### Records shown
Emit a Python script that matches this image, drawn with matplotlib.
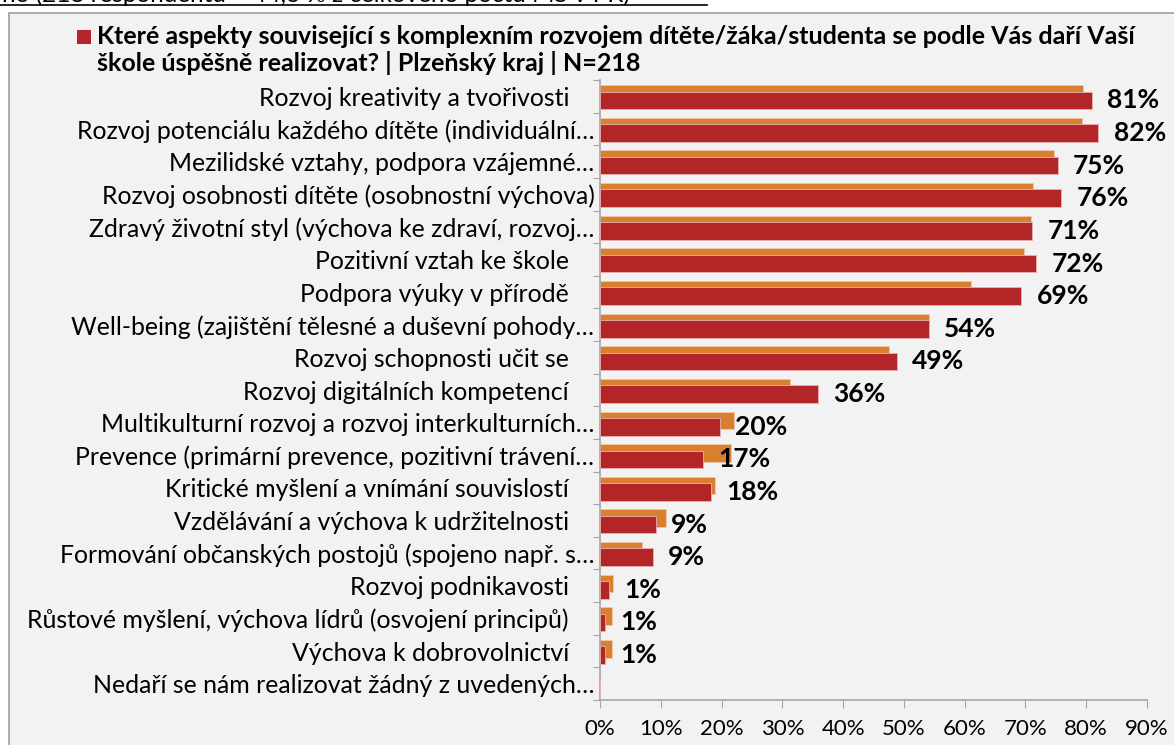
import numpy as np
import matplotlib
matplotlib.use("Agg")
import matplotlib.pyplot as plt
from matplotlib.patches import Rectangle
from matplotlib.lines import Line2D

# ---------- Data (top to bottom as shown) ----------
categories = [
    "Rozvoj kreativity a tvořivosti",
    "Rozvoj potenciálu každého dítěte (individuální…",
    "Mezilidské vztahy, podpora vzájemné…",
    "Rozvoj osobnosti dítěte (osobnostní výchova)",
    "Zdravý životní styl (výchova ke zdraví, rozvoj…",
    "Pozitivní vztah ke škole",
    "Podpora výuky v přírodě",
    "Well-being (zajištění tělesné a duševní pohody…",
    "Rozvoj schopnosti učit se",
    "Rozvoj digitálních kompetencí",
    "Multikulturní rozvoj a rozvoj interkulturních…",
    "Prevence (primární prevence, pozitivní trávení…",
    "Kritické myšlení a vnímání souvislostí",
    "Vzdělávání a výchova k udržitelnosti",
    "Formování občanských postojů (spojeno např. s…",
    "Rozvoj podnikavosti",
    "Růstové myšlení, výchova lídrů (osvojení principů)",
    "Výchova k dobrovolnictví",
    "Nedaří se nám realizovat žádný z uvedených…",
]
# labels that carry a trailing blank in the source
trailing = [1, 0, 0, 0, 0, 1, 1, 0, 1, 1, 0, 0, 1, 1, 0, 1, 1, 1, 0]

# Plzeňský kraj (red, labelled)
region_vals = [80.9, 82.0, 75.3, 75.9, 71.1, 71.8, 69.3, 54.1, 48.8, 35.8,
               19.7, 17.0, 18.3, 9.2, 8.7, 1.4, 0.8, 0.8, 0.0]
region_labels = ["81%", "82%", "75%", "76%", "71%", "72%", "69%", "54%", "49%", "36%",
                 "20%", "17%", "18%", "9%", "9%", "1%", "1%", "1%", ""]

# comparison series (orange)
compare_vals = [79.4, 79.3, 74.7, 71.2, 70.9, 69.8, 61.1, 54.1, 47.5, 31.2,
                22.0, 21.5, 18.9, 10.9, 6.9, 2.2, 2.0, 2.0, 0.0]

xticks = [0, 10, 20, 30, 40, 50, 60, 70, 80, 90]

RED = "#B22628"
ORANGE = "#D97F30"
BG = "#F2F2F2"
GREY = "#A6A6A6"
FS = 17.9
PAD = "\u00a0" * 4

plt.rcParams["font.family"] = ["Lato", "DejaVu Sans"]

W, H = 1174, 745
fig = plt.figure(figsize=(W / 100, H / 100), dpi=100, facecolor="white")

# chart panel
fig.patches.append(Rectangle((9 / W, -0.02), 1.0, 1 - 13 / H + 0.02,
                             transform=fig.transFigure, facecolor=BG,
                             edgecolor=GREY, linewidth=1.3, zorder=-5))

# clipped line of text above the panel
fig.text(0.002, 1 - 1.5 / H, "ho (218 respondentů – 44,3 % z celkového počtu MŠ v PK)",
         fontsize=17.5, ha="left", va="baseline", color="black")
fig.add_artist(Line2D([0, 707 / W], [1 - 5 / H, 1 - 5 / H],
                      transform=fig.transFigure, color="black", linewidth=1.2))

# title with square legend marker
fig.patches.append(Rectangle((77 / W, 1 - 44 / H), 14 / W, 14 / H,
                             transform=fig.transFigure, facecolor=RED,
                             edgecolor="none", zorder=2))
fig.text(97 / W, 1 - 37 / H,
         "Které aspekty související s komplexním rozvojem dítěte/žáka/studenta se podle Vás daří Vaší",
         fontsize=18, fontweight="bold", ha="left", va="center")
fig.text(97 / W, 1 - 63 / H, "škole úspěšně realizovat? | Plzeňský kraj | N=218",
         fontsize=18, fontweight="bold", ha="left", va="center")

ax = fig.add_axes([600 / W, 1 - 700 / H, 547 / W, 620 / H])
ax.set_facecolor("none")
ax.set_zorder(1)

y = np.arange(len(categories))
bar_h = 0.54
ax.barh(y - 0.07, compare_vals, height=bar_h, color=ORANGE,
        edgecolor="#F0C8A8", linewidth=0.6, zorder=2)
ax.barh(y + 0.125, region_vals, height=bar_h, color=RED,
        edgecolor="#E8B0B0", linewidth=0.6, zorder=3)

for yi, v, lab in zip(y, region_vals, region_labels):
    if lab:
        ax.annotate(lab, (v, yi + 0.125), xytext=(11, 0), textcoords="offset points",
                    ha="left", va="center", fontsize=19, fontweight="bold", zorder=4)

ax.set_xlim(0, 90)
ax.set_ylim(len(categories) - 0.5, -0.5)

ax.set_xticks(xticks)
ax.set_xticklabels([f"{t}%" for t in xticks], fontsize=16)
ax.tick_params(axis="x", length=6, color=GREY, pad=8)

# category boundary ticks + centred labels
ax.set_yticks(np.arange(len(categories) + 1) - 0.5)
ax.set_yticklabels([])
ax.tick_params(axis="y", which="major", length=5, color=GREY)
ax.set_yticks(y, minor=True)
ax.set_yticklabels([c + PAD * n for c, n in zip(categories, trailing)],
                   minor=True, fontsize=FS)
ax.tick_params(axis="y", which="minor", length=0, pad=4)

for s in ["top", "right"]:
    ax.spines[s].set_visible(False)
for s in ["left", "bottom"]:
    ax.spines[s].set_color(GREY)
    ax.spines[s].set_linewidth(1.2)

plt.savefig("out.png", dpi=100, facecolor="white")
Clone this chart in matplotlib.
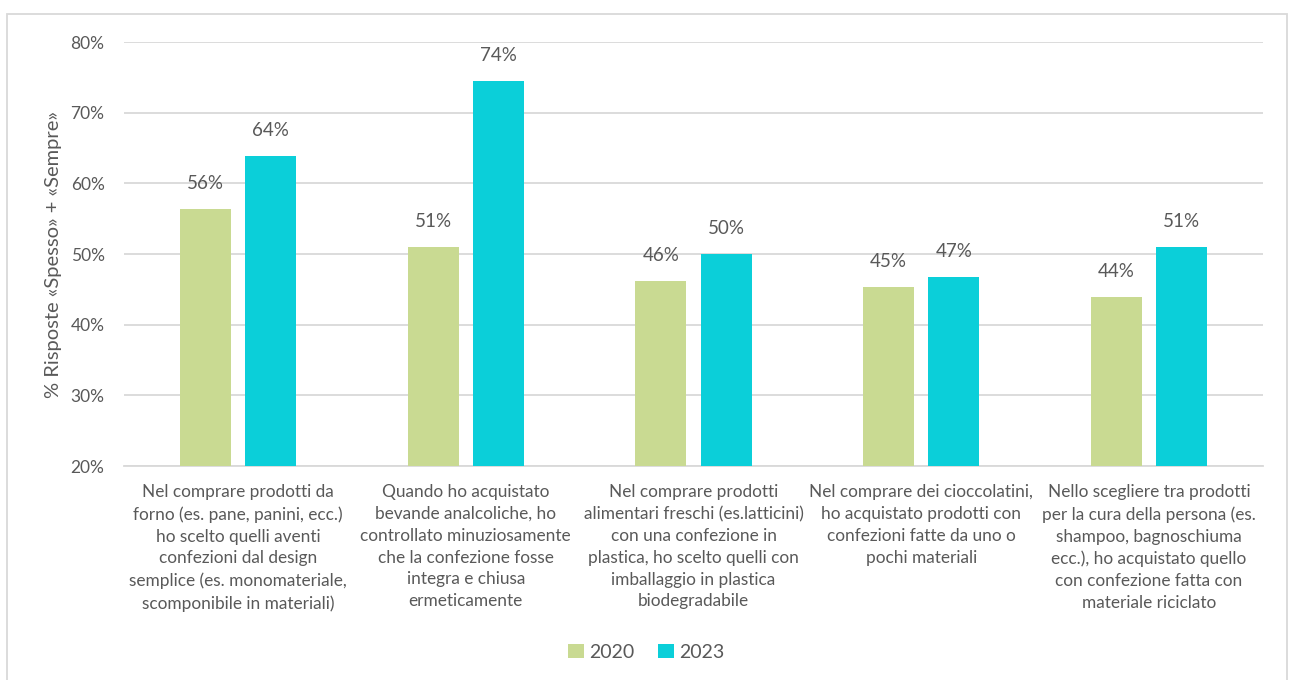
######
Written instruction:
From the first line above through the line containing "from matplotlib.lines import Line2D", copy everything exactly, without the pictures.

Written reply:
Emit a Python script that matches this image, drawn with matplotlib.
import numpy as np
import matplotlib
matplotlib.use("Agg")
import matplotlib.pyplot as plt
from matplotlib.patches import Rectangle
from matplotlib.lines import Line2D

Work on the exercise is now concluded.